Since the introduction of the GST more than three years ago, Budget-making for indirect taxes has got limited to mainly Customs duties since changes in the rates of the Goods and Services Tax can only be done by the GST Council. Even so, in the last three years, no significant rationalisation has been done by the Finance Ministry in the Budgets. The rates are still far too diverse.

The officers had all the time to achieve a meaningful improvement in the Customs tariff. The Customs tariff has got 19 rates of duty — ranging from nil to 150 per cent — and some specific duties.

Then there are hundreds of exemptions and conditions and lists that make Customs duty classifications quite complicated. There has been no concrete move to remove the exemptions in Customs, which would have given a lot of extra revenue. A few cases of 2.5 per cent rate of duty still continue. If the differences of 2.5 per cent had been removed, a large percentage of exemptions would have gone.

The Indian economy is strong enough to withstand a difference of 2.5 per cent of duty. Such methods of simplification have not been thought out and implemented. The rates should be combined at 150, 100, 50, 25, 15, 10 and 5 per cent. There could be more of self-declaration rather than bonds and certifications.

On the other hand, what has been done is only to increase or decrease some rates in a routine manner without any sign of simplification. Some increases are for protection and some for higher revenue, which is justified.

The Atmanirbhar policy can be implemented by raising the duty on consumer goods but not producer goods, that is, inputs for production in India.

A comprehensive exercise has to be undertaken to remove exemptions. Some exemptions are hidden subsidies, which are not good economic decisions and should be replaced by open and transparent subsidies.

For improving the tariff, the system of ‘One chapter one rate’ is needed in as many chapters as possible. It may not be possible in Chapters like 22, 27, 84, 85 , 87 and 90, which have variegated items, but it is possible in most other chapters. Even in these chapters many exemptions can be withdrawn.
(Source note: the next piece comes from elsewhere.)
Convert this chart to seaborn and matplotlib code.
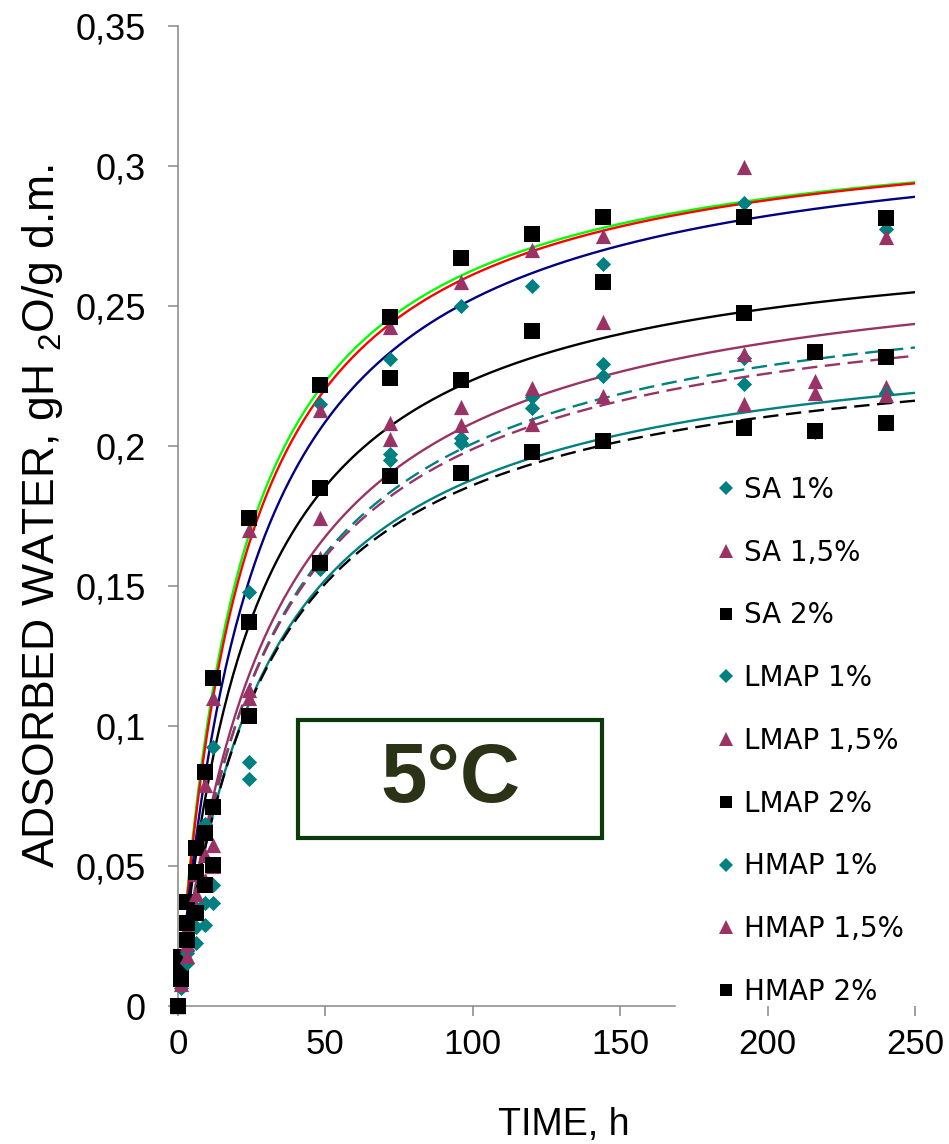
import numpy as np
import pandas as pd
import matplotlib
matplotlib.use("Agg")
import matplotlib.pyplot as plt
from matplotlib.lines import Line2D
from matplotlib.patches import Rectangle
from matplotlib.ticker import FuncFormatter
import seaborn as sns

# sampling times (h)
time_h = [0, 1, 3, 6, 9, 12, 24, 48, 72, 96, 120, 144, 192, 216, 240]

# measured adsorbed water, gH2O/g d.m.
sa_1 = [0, 0.012, 0.020, 0.035, 0.065, 0.0925, 0.148, 0.2152, 0.231, 0.250, 0.2571, 0.2652, 0.2869, np.nan, 0.2774]
sa_15 = [0, 0.012, 0.028, 0.047, 0.0789, 0.110, 0.170, 0.2129, 0.2426, 0.2587, 0.270, 0.275, 0.2995, np.nan, 0.2748]
sa_2 = [0, 0.0175, 0.0373, 0.0563, 0.0837, 0.117, 0.1742, 0.2218, 0.2462, 0.267, 0.2757, 0.2817, 0.2819, np.nan, 0.2815]
lmap_1 = [0, 0.010, 0.0189, 0.0283, 0.0367, 0.0432, 0.087, 0.158, 0.197, 0.203, 0.2176, 0.2292, 0.2316, 0.2337, 0.2319]
lmap_15 = [0, 0.010, 0.022, 0.040, 0.054, 0.0575, 0.113, 0.1742, 0.2081, 0.2138, 0.2206, 0.2442, 0.233, 0.2233, 0.2212]
lmap_2 = [0, 0.013, 0.0296, 0.048, 0.0617, 0.0712, 0.1373, 0.1849, 0.2242, 0.2236, 0.2411, 0.2585, 0.2474, 0.2337, 0.2319]
hmap_1 = [0, 0.0064, 0.0154, 0.0225, 0.029, 0.0367, 0.081, 0.156, 0.195, 0.201, 0.2135, 0.2251, 0.2221, 0.205, 0.219]
hmap_15 = [0, 0.008, 0.018, 0.035, 0.045, 0.050, 0.110, 0.160, 0.2024, 0.2075, 0.2079, 0.218, 0.215, 0.219, 0.2182]
hmap_2 = [0, 0.0095, 0.0236, 0.0332, 0.0432, 0.0504, 0.1036, 0.1581, 0.1893, 0.1905, 0.198, 0.2018, 0.2065, 0.2055, 0.2083]

series_names = ["SA 1%", "SA 1,5%", "SA 2%", "LMAP 1%", "LMAP 1,5%", "LMAP 2%",
                "HMAP 1%", "HMAP 1,5%", "HMAP 2%"]
series_values = [sa_1, sa_15, sa_2, lmap_1, lmap_15, lmap_2, hmap_1, hmap_15, hmap_2]

# fitted curves y = a*t/(b+t)
fit_a = [0.3197, 0.3205, 0.3198, 0.2812, 0.2747, 0.2654, 0.2614, 0.2460, 0.2424]
fit_b = [21.66, 22.69, 26.62, 25.75, 31.9, 32.1, 31.4, 30.8, 30.3]
fit_colors = ["#00ff00", "#ff0000", "#000080", "#000000", "#993366",
              "#008080", "#993366", "#008080", "#000000"]
fit_dashed = [False, False, False, False, False, True, True, False, True]

TEAL, PURPLE, BLACK = "#008080", "#993366", "#000000"
marker_style = {"1%": ("D", TEAL, 60), "1,5%": ("^", PURPLE, 120), "2%": ("s", BLACK, 135)}


def conc(name):
    return name.split()[-1]


sns.set_style("ticks")
plt.rcParams["font.family"] = ["Liberation Sans", "DejaVu Sans"]
plt.rcParams["mathtext.default"] = "regular"
plt.rcParams["text.color"] = "black"
plt.rcParams["axes.labelcolor"] = "black"
plt.rcParams["xtick.labelcolor"] = "black"
plt.rcParams["ytick.labelcolor"] = "black"

fig = plt.figure(figsize=(9.49, 11.44), dpi=100)
ax = fig.add_axes([0.18757, 0.1206, 0.7766, 0.8566])

# fitted curves
t_fit = np.linspace(3, 250, 300)
for a, b, col, dashed in zip(fit_a, fit_b, fit_colors, fit_dashed):
    y_fit = a * t_fit / (b + t_fit)
    ls = (0, (6.5, 3.2)) if dashed else "-"
    sns.lineplot(x=t_fit, y=y_fit, color=col, linewidth=1.7, linestyle=ls,
                 errorbar=None, ax=ax, zorder=3)

# measured points
df = pd.DataFrame({"time": np.tile(time_h, len(series_names)),
                   "water": np.concatenate(series_values),
                   "series": np.repeat(series_names, len(time_h))})
for name in series_names:
    m, col, s = marker_style[conc(name)]
    sub = df[df["series"] == name].dropna()
    sns.scatterplot(data=sub, x="time", y="water", marker=m, color=col, s=s,
                    linewidth=0, ax=ax, zorder=4, clip_on=False)

ax.set_xlim(0, 250)
ax.set_ylim(0, 0.35)
ax.set_xticks(np.arange(0, 251, 50))
ax.set_yticks(np.arange(0, 0.351, 0.05))
ax.yaxis.set_major_formatter(FuncFormatter(lambda v, p: f"{v:.2f}".rstrip("0").rstrip(".").replace(".", ",")))
ax.tick_params(axis="both", labelsize=26, length=7, width=1.1, color="#868686", direction="out")
ax.tick_params(axis="y", pad=16)
ax.tick_params(axis="x", labelsize=25, pad=9)
for side in ["top", "right"]:
    ax.spines[side].set_visible(False)
for side in ["left", "bottom"]:
    ax.spines[side].set_color("#868686")
    ax.spines[side].set_linewidth(1.1)
ax.spines["bottom"].set_bounds(0, 168.6)

ax.set_xlabel("TIME, h", fontsize=27)
ax.xaxis.set_label_coords(0.524, -0.103)
ax.set_ylabel("ADSORBED WATER, gH $_2$O/g d.m.", fontsize=32)
ax.yaxis.set_label_coords(-0.154, 0.5)

# 5°C box
ax.add_patch(Rectangle((0.1628, 0.1714), 0.4125, 0.1204, transform=ax.transAxes,
                       fill=False, edgecolor="#0b3b0b", linewidth=3, zorder=5))
ax.text(0.369, 0.2306, "5°C", transform=ax.transAxes, fontsize=60, fontweight="bold",
        color="#2b3316", ha="center", va="center", zorder=5)

# legend
handles = []
for name in series_names:
    m, col, s = marker_style[conc(name)]
    ms = {"D": 7, "^": 10, "s": 9}[m]
    handles.append(Line2D([], [], marker=m, color=col, linestyle="none", markersize=ms,
                          markeredgewidth=0))
ax.legend(handles, series_names, loc="upper left",
          bbox_to_anchor=(712 / 949, 1 - 476 / 1144), bbox_transform=fig.transFigure,
          frameon=False, borderpad=0, borderaxespad=0, handlelength=1.0,
          handletextpad=0.15, labelspacing=1.25,
          prop={"family": ["DejaVu Sans"], "size": 20})

fig.savefig("out.png", dpi=100)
One of the misunderstandings which the associations of industry and trade are fond of creating before every Budget is about what they call inverted duty structure. The core issue has to be understood clearly. This is a Customs, and not a Central Excise, issue.

The issue in excise is actually one of input credit excess which arises once in a while and is corrected either by duty adjustment or cash refund. This is not to be confused with inverted duty structure of Customs.

Inverted duty structure

Inverted duty structure of Customs is a case where duty on input is more than the duty on the output. This is what is criticised by the industry lobby.

This is based on the postulate that there is a clear distinction between input and output. Actually there is nothing like that. It exists for a particular industry but not for the economy as a whole.

All goods are both inputs and outputs, excepting few cases which are just consumer goods like refrigerators. Steel is both an output and an input. Even machines are inputs of bigger machines.

Strict distinction between input (producer goods) and output (consumer goods) cannot be made which has been accepted by clear thinking tax economists.

Individual manufacturers in India confuse the issue when they only consider products manufactured by them — like tyres or a machine tool — and ask for lower duty for the input that go into their output. But while tyres are the output of the tyre industry they are input for car industry. And machine tool is output of one factory but also input for lathe machine or machining centre.

If item-specific changes are brought about just for the sake of one factory owner, then the whole tariff will get more messed up with differential rates which is already a very serious problem.

Simplification should be the motto of the next Budget.